Collective Visions to spend November in 3-D

Three-Dimensional art master Ken Lundemo is a simple kind of man. Only two hobbies occupy his free time — creating sculpture and going fishing.

“There’s hardly any time for fishing anymore,” he said. “But I still fit it in.”

The fish have crossed over, into Lundemo’s artwork as well. The first statue that greets gallery-goers at his latest exhibit is a happy-go-lucky-looking bear with salmon all about his belly — “Ted’s Dream.”

Lundemo is a 76year-old local artist, a retired USWest/Qwest technician born in Tacoma raised between there and Kitsap, who has been sculpting, potting, creating and showing his work for almost 50 years.

He’s also one of the founding members of the Bremerton Collective Visions Gallery which will be feting its 13th anniversary this month with an exhibit of Lundemo’s wood-fired stoneware in the main floor gallery and Deanna Pindell’s 3-D abstract exploration of mystery in the newly refurbished basement gallery.

Lundemo said, of the hundreds of exhibits he’s arranged in his career dating back to his first show at the Johnson in Port Townsend in 1962, this is one of the most contiguous in subject.
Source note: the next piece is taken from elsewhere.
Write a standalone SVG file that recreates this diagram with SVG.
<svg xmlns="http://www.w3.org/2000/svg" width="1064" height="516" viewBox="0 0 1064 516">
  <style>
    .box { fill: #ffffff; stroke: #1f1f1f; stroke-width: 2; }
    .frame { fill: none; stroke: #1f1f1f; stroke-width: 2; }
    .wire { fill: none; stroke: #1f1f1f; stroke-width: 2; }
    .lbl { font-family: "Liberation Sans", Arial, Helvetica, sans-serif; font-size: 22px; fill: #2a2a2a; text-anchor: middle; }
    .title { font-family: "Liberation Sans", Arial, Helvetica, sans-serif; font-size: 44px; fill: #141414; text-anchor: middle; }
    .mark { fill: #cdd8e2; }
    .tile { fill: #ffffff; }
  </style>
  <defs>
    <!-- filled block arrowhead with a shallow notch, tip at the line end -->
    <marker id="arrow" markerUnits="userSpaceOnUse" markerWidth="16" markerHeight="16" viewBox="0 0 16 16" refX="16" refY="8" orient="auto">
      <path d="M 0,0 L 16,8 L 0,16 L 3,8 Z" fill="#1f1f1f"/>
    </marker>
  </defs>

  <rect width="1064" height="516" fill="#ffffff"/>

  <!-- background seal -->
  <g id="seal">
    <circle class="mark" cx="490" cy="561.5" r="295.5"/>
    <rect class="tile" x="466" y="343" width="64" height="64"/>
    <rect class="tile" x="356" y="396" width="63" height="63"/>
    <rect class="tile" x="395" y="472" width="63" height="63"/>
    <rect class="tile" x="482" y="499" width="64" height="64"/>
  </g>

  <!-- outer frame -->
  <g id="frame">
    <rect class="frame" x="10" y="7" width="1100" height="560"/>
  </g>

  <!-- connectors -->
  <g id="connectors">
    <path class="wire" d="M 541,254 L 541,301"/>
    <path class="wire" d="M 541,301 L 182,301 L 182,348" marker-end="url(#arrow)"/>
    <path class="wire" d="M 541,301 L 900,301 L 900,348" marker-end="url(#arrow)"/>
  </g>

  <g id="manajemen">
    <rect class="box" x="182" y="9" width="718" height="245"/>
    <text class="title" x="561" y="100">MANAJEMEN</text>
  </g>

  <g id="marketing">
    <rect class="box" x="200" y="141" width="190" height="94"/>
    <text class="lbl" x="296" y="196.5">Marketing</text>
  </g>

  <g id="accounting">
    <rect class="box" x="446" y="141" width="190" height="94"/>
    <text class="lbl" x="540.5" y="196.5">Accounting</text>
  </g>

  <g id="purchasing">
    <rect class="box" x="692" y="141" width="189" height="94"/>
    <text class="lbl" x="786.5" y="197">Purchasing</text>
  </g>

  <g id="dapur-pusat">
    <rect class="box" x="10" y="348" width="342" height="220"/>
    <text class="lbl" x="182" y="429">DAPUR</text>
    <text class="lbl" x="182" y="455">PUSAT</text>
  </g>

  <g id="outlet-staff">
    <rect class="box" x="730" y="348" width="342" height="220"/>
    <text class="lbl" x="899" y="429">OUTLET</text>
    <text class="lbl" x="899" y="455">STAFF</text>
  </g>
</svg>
It’s an ode to nature and it feels organic as soon as you walk in the door.

“Very Northwest,” a fellow CVG artist told Lundemo.

It’s a collection of art spanning the past 30 years — some pieces date back to the ‘70s while others of his newest work will be on display.

“This piece here, I just took out of the kiln on Sunday,” Lundemo said at CVG last week.

He was pointing to one of the most beautifully colored pieces in the show — “Sacred Journey” — a stoneware sculpture of a salmon swimming up stream, the water a bubbly blue glaze, the salmon a brilliant orange tinted by fire.

That statue and many other of Lundemo’s sculpture, vase work, wall hangings and saki cups have been baked in a giant wood fire kiln named for three dragons which he, Mel Wallace and Steve Somer built on Lundemo’s 20-acre studio/home in the Seabeck forest.

The Three Dragons Kiln is a 24-foot-deep flame encasing igloo of firebrick which can hold hundreds even up to a thousand pieces of stoneware during a single firing.

Unlike an electric or gas kiln which requires little to no human contact, the Three Dragons Kiln is fired for five days on average — 110-120 hours of round-the-clock attention.

Potters from all around the region come to fire with the Three Dragons. In fact, there was just an article about Lundemo and crew detailing the process in Northwest Magazine. In groups of six to 12 they work shifts to stoke the fire every three to five minutes for those five days, fingers crossed for the end result.

It’s quite a precise project with temperatures reaching up to cone 14 — cone being the measuring unit for kiln temp.

“It amazes me sometimes that they survive in that fire,” Lundemo said. “If you take it up too fast, you’ll break things; if you take it down too fast, you’ll break things.”

But when the fire reaches its extreme balance, that’s when you’ll get the wood-fire potter’s pinnacle — as Lundemo calls them, “happy accidents.”

“The really happy accidents only happen 10-15 percent of the time,” he said. “But the bummers are probably down in that category on the lower end.”

The 110-120-hour process is usually well worth it.

“You don’t get a look like that any other way,” he added.

There’s a Zen-like quality to Lundemo when he speaks of his work — it is what it is and what it will be.

“I haven’t reached the end of my journey, whatever it is,” he said. After a contemplative pause, he added with a grin, “And I’m past the point of no return.”